Então o militante, meio curioso perguntou:
- Mas por que está participando de nossa assembléia?
E, de novo, lá vou eu contando um pouquinho daquele “revolucionário” período em que estive à frente da luta dos bancários; disse-lhe também que era filiado a um partido político e, que em nome deste, oferecia-lhes a nossa solidariedade de classe.
Daí em diante fui recepcionado e convidado a falar, o que recusei, e continuei por pelo menos mais uns vinte minutos presenciando os protestos, - muitas cobranças e até comedidos xingamentos ao governador e ao Secretário de Transportes, por não cumprirem o que prometerem. Bem feito...
Mas, incrível como estar no meio daqueles lutadores, - vendo seus olhos meio assustados, mas firmemente focados em seus objetivos e na direção dos oradores - me fez reencontrar com um tema não apenas emblemático para mim, mas, sobretudo, desafiador, do ponto de vista da convicção que carrego, da necessidade e da importância dos sindicatos para os trabalhadores: é que, depois que voluntariamente deixei a militância sindical, no início dos anos 90, tornei-me crítico dos rumos que o movimento tomou, empurrado que foi pelas disputas políticas e pela luta de hegemonia que dele sobrou.

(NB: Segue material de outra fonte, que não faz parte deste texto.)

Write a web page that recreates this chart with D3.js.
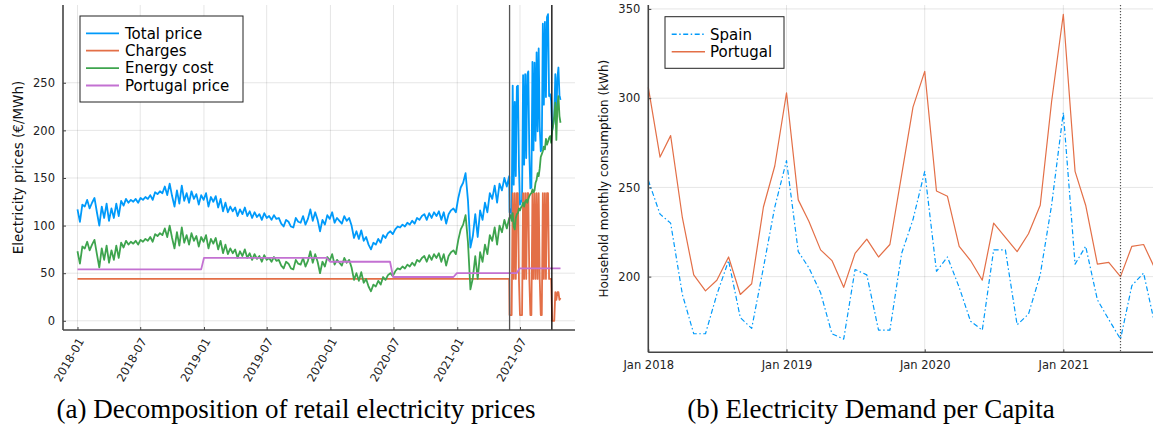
<!DOCTYPE html>
<html lang="en">
<head>
<meta charset="UTF-8" />
<title>Electricity prices and demand</title>
<script src="https://d3js.org/d3.v7.min.js"></script>
<style>
  body { margin: 0; background: #fff; }
  svg { display: block; font-family: "DejaVu Sans", sans-serif; }
  .caption { font-family: "Liberation Serif", "Times New Roman", serif; font-size: 27px; fill: #000; }
  .tick text { fill: #222; }
</style>
</head>
<body>
<svg id="fig" width="1153" height="428"></svg>
<script>
// ---------- panel (a): weekly prices, then every 3 days from June 2021 ----------
const weeklyStart = "2018-01-01";
const energyWeekly = [
  73,60,78,76,83,74,80,85,70,56,
  76,64,79,61,74,64,79,66,82,77,
  84,80,83,81,84,80,85,83,86,84,
  88,83,91,89,92,90,97,88,100,87,
  76,93,79,98,82,90,80,92,84,89,
  78,88,83,90,76,86,81,87,75,84,
  71,80,70,76,71,75,66,73,68,75,
  66,71,64,70,65,68,62,69,64,66,
  62,67,63,64,58,55,62,60,55,54,
  64,60,59,66,57,63,73,61,70,62,
  50,62,57,67,63,70,59,64,61,58,
  66,61,64,56,43,50,42,51,40,44,
  36,31,38,36,42,38,46,43,48,50,
  47,52,55,54,57,55,59,57,61,58,
  64,62,66,68,62,69,64,70,66,71,
  62,70,58,68,72,74,70,85,96,101,
  111,82,33,45,68,44,72,62,80,70,
  90,84,98,80,100,93,106,97,108
];
const totalWeekly = [
  117,104,122,120,127,118,124,129,114,100,
  120,108,123,105,118,108,123,110,126,121,
  128,124,127,125,128,124,129,127,130,128,
  132,127,135,133,136,134,141,132,144,131,
  120,137,123,142,126,134,124,136,128,133,
  122,132,127,134,120,130,125,131,119,128,
  115,124,114,120,115,119,110,117,112,119,
  110,115,108,114,109,112,106,113,108,110,
  106,111,107,108,102,99,106,104,99,98,
  108,104,103,110,101,107,117,105,114,106,
  94,106,101,111,107,114,103,108,105,102,
  110,105,108,100,87,94,86,95,84,88,
  80,75,82,80,86,82,90,87,92,94,
  91,96,99,98,101,99,103,101,105,102,
  108,106,110,112,106,113,108,114,110,115,
  106,114,102,112,116,118,114,129,140,145,
  155,126,77,89,112,88,116,106,124,114,
  134,128,142,124,144,137,150,141,152
];
const chargesFlatDates = ["2018-01-01", "2021-05-31"];
const chargesFlat = [44, 44];

const denseStart = "2021-06-01";
const energyDense = [
  108,111,105,113,99,96,108,112,113,118,
  116,119,121,124,120,125,127,124,128,131,
  133,134,138,135,137,145,148,155,152,160,
  172,175,178,183,180,191,185,188,192,194,
  187,200,206,215,229,190,225,236,215,208
];
const chargesDense = [
  6,6,6,134,44,134,44,134,134,44,
  6,6,6,134,44,134,44,134,134,44,
  6,6,134,44,134,44,134,44,134,44,
  6,6,134,44,134,44,134,134,44,44,
  44,0,0,0,30,22,30,30,22,24
];
const totalDense = [
  114,117,111,247,143,230,152,246,247,162,
  122,125,127,258,164,259,171,258,262,175,
  139,140,272,179,271,189,282,199,286,204,
  178,181,312,227,314,235,319,322,236,238,
  231,200,206,215,259,212,255,266,237,232
];

const portugalDates = ["2018-01-01","2018-12-24","2019-01-01","2019-12-21","2019-12-31",
  "2020-06-21","2020-06-30","2020-12-21","2020-12-31","2021-06-21","2021-06-30","2021-10-26"];
const portugalPrice = [54,54,66,66,62,62,46,46,50,50,55,55];

const eventDates = ["2021-06-01", "2021-10-01"];
const priceTicks = [0, 50, 100, 150, 200, 250];
const priceMonthTicks = ["2018-01","2018-07","2019-01","2019-07","2020-01","2020-07","2021-01","2021-07"];

// ---------- panel (b): monthly household demand ----------
const monthStart = "2018-01-01";
const spainDemand = [
  254,235,230,190,168,168,190,209,177,171,205,239,
  265,214,205,191,168,165,204,201,170,170,213,232,
  259,203,211,194,175,170,215,215,173,179,201,240,
  292,207,217,187,176,165,195,202,172
];
const portugalDemand = [
  306,267,279,233,201,192,198,211,190,196,239,262,
  303,243,231,215,209,194,213,221,211,218,257,295,
  315,248,245,217,209,198,230,222,214,224,240,298,
  347,259,240,207,208,200,217,218,204
];
const demandMarker = "2021-06-01";
const demandTicks = [200, 250, 300, 350];
const demandYearTicks = ["2018-01-01","2019-01-01","2020-01-01","2021-01-01"];

const C = { blue: "#009AFA", orange: "#E36F47", green: "#3EA44E", purple: "#C371D2" };

const parse = d3.utcParse("%Y-%m-%d");
const svg = d3.select("#fig");

// ---------- build series ----------
const t0 = parse(weeklyStart), t1 = parse(denseStart);
const weekly = arr => arr.map((v, i) => ({ date: d3.utcDay.offset(t0, 7 * i), value: v }));
const dense = arr => arr.map((v, i) => ({ date: d3.utcDay.offset(t1, 3 * i), value: v }));
const paired = (ds, vs) => ds.map((d, i) => ({ date: parse(d), value: vs[i] }));

const priceSeries = [
  { name: "Total price", color: C.blue, data: weekly(totalWeekly).concat(dense(totalDense)) },
  { name: "Charges", color: C.orange, data: paired(chargesFlatDates, chargesFlat).concat(dense(chargesDense)) },
  { name: "Energy cost", color: C.green, data: weekly(energyWeekly).concat(dense(energyDense)) },
  { name: "Portugal price", color: C.purple, data: paired(portugalDates, portugalPrice) }
];

// ---------- panel (a) ----------
const A = { left: 63, right: 575, top: 5, bottom: 330 };
const allA = priceSeries.flatMap(s => s.data);
const pad = (lo, hi) => { const p = (hi - lo) * 0.03; return [lo - p, hi + p]; };
const xExtA = d3.extent(allA, d => d.date);
const xPadA = pad(+xExtA[0], +xExtA[1]);
const xA = d3.scaleUtc().domain([new Date(xPadA[0]), new Date(xPadA[1])]).range([A.left, A.right]);
const yA = d3.scaleLinear().domain(pad(...d3.extent(allA, d => d.value))).range([A.bottom, A.top]);

const gA = svg.append("g");
const monthDates = priceMonthTicks.map(d => parse(d + "-01"));

// grid
gA.append("g").selectAll("line").data(monthDates).join("line")
  .attr("x1", d => xA(d)).attr("x2", d => xA(d)).attr("y1", A.top).attr("y2", A.bottom)
  .attr("stroke", "#000").attr("stroke-opacity", 0.1);
gA.append("g").selectAll("line").data(priceTicks).join("line")
  .attr("x1", A.left).attr("x2", A.right).attr("y1", d => yA(d)).attr("y2", d => yA(d))
  .attr("stroke", "#000").attr("stroke-opacity", 0.1);

// series
const lineA = d3.line().x(d => xA(d.date)).y(d => yA(d.value));
priceSeries.forEach(s => {
  gA.append("path").datum(s.data).attr("d", lineA)
    .attr("fill", "none").attr("stroke", s.color).attr("stroke-width", 1.8)
    .attr("stroke-linejoin", "round");
});

// event lines
gA.append("g").selectAll("line").data(eventDates.map(parse)).join("line")
  .attr("x1", d => xA(d)).attr("x2", d => xA(d)).attr("y1", A.top).attr("y2", A.bottom)
  .attr("stroke", (d, i) => i === 0 ? "#555" : "#000").attr("stroke-width", 1.3);

// axes
const yAxisA = gA.append("g").attr("transform", `translate(${A.left},0)`)
  .call(d3.axisLeft(yA).tickValues(priceTicks).tickSizeInner(-3).tickSizeOuter(0).tickPadding(8));
yAxisA.select(".domain").attr("d", `M0,${A.top}V${A.bottom}`);
const xAxisA = gA.append("g").attr("transform", `translate(0,${A.bottom})`)
  .call(d3.axisBottom(xA).tickValues(monthDates).tickSizeInner(-3).tickSizeOuter(0)
    .tickFormat(d3.utcFormat("%Y-%m")));
xAxisA.select(".domain").attr("d", `M${A.left},0H${A.right}`);
xAxisA.selectAll(".tick text")
  .attr("y", null).attr("dy", "0.35em").attr("text-anchor", "end")
  .attr("transform", "translate(3,9) rotate(-60)");
[yAxisA, xAxisA].forEach(ax => {
  ax.attr("font-family", "DejaVu Sans").attr("font-size", 11.5);
  ax.select(".domain").attr("stroke", "#444").attr("stroke-width", 1.6);
  ax.selectAll(".tick line").attr("stroke", "#444");
});

gA.append("text")
  .attr("transform", `translate(18,${(A.top + A.bottom) / 2}) rotate(-90)`)
  .attr("text-anchor", "middle").attr("dy", "0.35em")
  .attr("font-size", 13.5).attr("fill", "#111")
  .text("Electricity prices (€/MWh)");

// legend
const legA = gA.append("g").attr("transform", "translate(80,16)");
legA.append("rect").attr("width", 163).attr("height", 86)
  .attr("fill", "#fff").attr("stroke", "#222").attr("stroke-width", 1);
priceSeries.forEach((s, i) => {
  const yy = 17.3 + i * 17.4;
  legA.append("line").attr("x1", 6).attr("x2", 39).attr("y1", yy).attr("y2", yy)
    .attr("stroke", s.color).attr("stroke-width", 1.8);
  legA.append("text").attr("x", 45).attr("y", yy).attr("dy", "0.35em")
    .attr("font-size", 15).attr("fill", "#000").text(s.name);
});

// ---------- panel (b) ----------
const B = { left: 648.3, right: 1166.7, top: 5, bottom: 352.3 };
const m0 = parse(monthStart);
const monthly = arr => arr.map((v, i) => ({ date: d3.utcMonth.offset(m0, i), value: v }));
const demandSeries = [
  { name: "Spain", color: C.blue, dash: "5,2.5,1.5,2.5", data: monthly(spainDemand) },
  { name: "Portugal", color: C.orange, dash: null, data: monthly(portugalDemand) }
];
const xB = d3.scaleUtc().domain([m0, parse("2021-10-01")]).range([B.left, B.right]);
const yB = d3.scaleLinear().domain([157.6, 352.2]).range([B.bottom, B.top]);
const gB = svg.append("g");
const yearDates = demandYearTicks.map(parse);

gB.append("g").selectAll("line").data(yearDates).join("line")
  .attr("x1", d => xB(d)).attr("x2", d => xB(d)).attr("y1", B.top).attr("y2", B.bottom)
  .attr("stroke", "#000").attr("stroke-opacity", 0.1);
gB.append("g").selectAll("line").data(demandTicks).join("line")
  .attr("x1", B.left).attr("x2", B.right).attr("y1", d => yB(d)).attr("y2", d => yB(d))
  .attr("stroke", "#000").attr("stroke-opacity", 0.1);

const lineB = d3.line().x(d => xB(d.date)).y(d => yB(d.value));
demandSeries.forEach(s => {
  gB.append("path").datum(s.data).attr("d", lineB)
    .attr("fill", "none").attr("stroke", s.color).attr("stroke-width", 1.2)
    .attr("stroke-dasharray", s.dash).attr("stroke-linejoin", "round");
});

gB.append("line")
  .attr("x1", xB(parse(demandMarker))).attr("x2", xB(parse(demandMarker)))
  .attr("y1", B.top).attr("y2", B.bottom)
  .attr("stroke", "#555").attr("stroke-width", 1.2).attr("stroke-dasharray", "1.2,1.8");

const yAxisB = gB.append("g").attr("transform", `translate(${B.left},0)`)
  .call(d3.axisLeft(yB).tickValues(demandTicks).tickSizeInner(-3).tickSizeOuter(0).tickPadding(8));
yAxisB.select(".domain").attr("d", `M0,${B.top}V${B.bottom}`);
const xAxisB = gB.append("g").attr("transform", `translate(0,${B.bottom})`)
  .call(d3.axisBottom(xB).tickValues(yearDates).tickSizeInner(-3).tickSizeOuter(0).tickPadding(9)
    .tickFormat(d3.utcFormat("Jan %Y")));
xAxisB.select(".domain").attr("d", `M${B.left},0H${B.right}`);
[yAxisB, xAxisB].forEach(ax => {
  ax.attr("font-family", "DejaVu Sans").attr("font-size", 11.5);
  ax.select(".domain").attr("stroke", "#444").attr("stroke-width", 1.6);
  ax.selectAll(".tick line").attr("stroke", "#444");
});

gB.append("text")
  .attr("transform", `translate(604,${(B.top + B.bottom) / 2}) rotate(-90)`)
  .attr("text-anchor", "middle").attr("dy", "0.35em")
  .attr("font-size", 12).attr("fill", "#111")
  .text("Household monthly consumption (kWh)");

const legB = gB.append("g").attr("transform", "translate(665,16.7)");
legB.append("rect").attr("width", 119).attr("height", 51.6)
  .attr("fill", "#fff").attr("stroke", "#222").attr("stroke-width", 1);
demandSeries.forEach((s, i) => {
  const yy = 17.6 + i * 17.4;
  legB.append("line").attr("x1", 6.7).attr("x2", 40).attr("y1", yy).attr("y2", yy)
    .attr("stroke", s.color).attr("stroke-width", 1.4).attr("stroke-dasharray", s.dash);
  legB.append("text").attr("x", 45).attr("y", yy).attr("dy", "0.35em")
    .attr("font-size", 15).attr("fill", "#000").text(s.name);
});

// ---------- captions ----------
svg.append("text").attr("class", "caption").attr("x", 296).attr("y", 418)
  .attr("text-anchor", "middle").text("(a) Decomposition of retail electricity prices");
svg.append("text").attr("class", "caption").attr("x", 871).attr("y", 418)
  .attr("text-anchor", "middle").text("(b) Electricity Demand per Capita");
</script>
</body>
</html>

Entretanto, ali, diante e no meio do calor daqueles companheiros em luta, me dei conta: minhas críticas não poderiam fazer sentido algum, se não levasse em conta as crenças, as dificuldades e a indignação decorrentes de promessas que não se cumprem, do aperto salarial de sempre, da hipocrisia que rola por parte de certa burocracia encastelada nas direções dos órgãos e empresas, públicas ou privadas. E observando mais os rostos dos participantes percebi outra coisa: que estavam ali, de corpo e alma, afirmando e exaltando o que melhor lhes restou: sua cidadania e sua coragem.
E como se num filme antigo, pensei: vencida a ditadura, a conquista da avançada Constituição de 1988, a evolução da democracia política, contudo, males e vícios autoritários, assédios, preconceitos e sei mas lá o que de tantos atrasos em nosso país continuam. Portanto, concluí, que afora as arengas remanescentes da luta pelo poder dos sindicatos, são esses aguerridos e obstinados companheiros dos sindicato que seguem insistindo em cada uma de suas bases, na importância da participação dos colegas nas reuniões, nas assembléias, na preparação da greve e na luta corporativa por uma vida melhor.
E me dei conta ainda que, independentemente da corrente política a que estejam vinculados, a despeito dos equívocos dos quais somos todos passíveis, do uso, muitas vezes, inadequado que fazem algumas direções das máquinas sindicais, são eles os sindicatos ainda o que resta aos trabalhadores como esperança para viabilizarem suas reivindicações; para prosseguirem suas lutas por melhores e mais justas condições de trabalho, para continuarem a sonhar com uma sociedade menos preconceituosa e, quem sabe, mais solidária.
Por isso, meus amigos, vai daqui uma saudosa e justa homenagem: Viva os Sindicatos de todos os trabalhadores e trabalhadoras! Viva o sonho por um mundo melhor!